His brother and sister, however, were killed by Nazis.
Wassermann's dream was realized in 1955: he became
a teacher at USU. During his years of teaching, he also
served as department head and director of the piano
program. It was during this time that he introduced
the music therapy program at USU.
In the 70s, he started to plan the Music West Festival.
"My idea was to have a music festival because I wanted
our students to learn about music," Wassermann said.
When he introduced the idea to his colleagues, he said
they thought he was nuts. After four years of discussing,
planning, and persuading, the festival began.
Now in its 26th year, the Wassermann festival revolves
around performances by guest musicians, particularly
pianists. They also hold lectures and workshops for
those interested. It has come a long way since instituted
Wassermann's purpose for having the festival was to
teach students to learn to play with other musicians.
"I wanted the pianists to play with violinists, the
violinists to play with vocalists," Wassermann said.
"The only way to learn is by playing with somebody."

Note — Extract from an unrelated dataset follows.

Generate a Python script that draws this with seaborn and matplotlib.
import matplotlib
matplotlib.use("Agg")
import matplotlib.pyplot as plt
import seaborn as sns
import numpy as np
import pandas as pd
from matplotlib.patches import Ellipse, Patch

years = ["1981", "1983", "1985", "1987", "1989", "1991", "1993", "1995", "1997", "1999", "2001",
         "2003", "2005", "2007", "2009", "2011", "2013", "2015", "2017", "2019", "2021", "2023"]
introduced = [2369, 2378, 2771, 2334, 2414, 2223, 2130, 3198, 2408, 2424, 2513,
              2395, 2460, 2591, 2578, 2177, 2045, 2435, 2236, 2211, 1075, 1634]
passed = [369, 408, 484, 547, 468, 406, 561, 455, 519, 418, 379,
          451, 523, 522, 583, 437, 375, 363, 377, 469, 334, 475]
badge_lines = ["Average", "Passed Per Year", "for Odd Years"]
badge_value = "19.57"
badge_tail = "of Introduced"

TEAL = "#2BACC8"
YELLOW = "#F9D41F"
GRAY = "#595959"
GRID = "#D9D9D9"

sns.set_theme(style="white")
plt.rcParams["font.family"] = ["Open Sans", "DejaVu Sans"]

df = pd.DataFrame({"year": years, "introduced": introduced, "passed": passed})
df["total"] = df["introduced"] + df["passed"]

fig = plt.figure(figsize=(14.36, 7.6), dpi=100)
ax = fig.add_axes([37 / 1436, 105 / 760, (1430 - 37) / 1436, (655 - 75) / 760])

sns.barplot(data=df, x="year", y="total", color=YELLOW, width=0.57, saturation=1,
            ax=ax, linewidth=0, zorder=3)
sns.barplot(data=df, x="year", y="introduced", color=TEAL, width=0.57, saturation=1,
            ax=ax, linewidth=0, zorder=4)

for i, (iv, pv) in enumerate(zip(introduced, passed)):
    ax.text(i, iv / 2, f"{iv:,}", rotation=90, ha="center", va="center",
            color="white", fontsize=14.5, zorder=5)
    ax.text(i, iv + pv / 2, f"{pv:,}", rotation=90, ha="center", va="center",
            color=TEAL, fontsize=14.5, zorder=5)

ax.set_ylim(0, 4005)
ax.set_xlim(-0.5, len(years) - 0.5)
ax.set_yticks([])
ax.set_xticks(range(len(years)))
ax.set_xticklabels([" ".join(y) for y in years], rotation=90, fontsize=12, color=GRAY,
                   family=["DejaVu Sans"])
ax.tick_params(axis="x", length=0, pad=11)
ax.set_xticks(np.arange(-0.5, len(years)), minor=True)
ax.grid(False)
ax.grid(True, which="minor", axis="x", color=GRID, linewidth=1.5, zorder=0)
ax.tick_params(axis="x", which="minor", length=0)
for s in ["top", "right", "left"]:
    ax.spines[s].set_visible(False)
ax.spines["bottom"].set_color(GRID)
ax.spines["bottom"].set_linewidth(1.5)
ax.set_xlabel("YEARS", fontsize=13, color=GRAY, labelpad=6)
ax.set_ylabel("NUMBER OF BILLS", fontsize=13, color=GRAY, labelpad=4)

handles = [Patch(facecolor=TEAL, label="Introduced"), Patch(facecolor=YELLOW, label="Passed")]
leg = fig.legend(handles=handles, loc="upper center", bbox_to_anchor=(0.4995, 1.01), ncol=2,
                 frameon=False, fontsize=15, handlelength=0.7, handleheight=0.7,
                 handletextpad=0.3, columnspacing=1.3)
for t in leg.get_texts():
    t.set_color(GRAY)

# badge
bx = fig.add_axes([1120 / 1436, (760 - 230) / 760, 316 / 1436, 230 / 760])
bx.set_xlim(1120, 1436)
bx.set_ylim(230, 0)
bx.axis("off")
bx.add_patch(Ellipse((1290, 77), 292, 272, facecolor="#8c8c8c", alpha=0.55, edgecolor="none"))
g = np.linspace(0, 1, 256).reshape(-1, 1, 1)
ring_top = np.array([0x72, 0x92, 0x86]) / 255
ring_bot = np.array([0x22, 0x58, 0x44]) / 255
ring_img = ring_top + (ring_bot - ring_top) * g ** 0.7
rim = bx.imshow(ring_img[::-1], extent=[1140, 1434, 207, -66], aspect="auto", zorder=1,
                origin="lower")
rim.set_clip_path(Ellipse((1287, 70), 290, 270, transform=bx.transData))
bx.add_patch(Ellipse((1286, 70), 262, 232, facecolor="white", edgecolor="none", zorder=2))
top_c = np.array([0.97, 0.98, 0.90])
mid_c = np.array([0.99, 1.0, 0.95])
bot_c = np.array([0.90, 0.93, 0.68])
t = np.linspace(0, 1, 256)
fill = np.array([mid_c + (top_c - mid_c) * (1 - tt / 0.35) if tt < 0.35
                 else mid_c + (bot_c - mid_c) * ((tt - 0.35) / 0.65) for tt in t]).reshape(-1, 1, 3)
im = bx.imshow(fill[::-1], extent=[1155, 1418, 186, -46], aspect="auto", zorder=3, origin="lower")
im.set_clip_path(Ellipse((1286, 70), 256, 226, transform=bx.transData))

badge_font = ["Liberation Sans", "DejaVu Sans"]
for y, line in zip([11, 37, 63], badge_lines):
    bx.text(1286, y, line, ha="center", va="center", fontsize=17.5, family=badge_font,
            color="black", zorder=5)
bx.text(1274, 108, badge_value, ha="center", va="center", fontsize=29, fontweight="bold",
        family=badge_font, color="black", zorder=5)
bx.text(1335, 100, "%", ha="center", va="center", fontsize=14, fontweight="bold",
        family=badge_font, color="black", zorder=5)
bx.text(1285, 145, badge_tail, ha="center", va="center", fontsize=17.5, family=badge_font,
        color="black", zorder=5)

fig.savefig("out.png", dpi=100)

When he retired, the festival changed hands and those
hands, in turn, changed the festival. It became a spring
festival deigned mostly for pianists, rather than all
musicians. "I'm just happy they have it," he said. "I
wish they'd make it more along the lines I envisioned.
It should be in the summer."
Wassermann still tries to attend the festival every
year, but he doesn't play the piano very much anymore.
"I've forgotten how to move my fingers," he said. But
as he posed for a picture, the old pianist's hands came
to life as he picked out the gentle melodies of Chopin's
"Nocturne", adding in his own improvisation here and
Wassermann lives in Logan with his wife, Mary, and
they eagerly await news or visits from their children
and grandchildren, even those "adopted."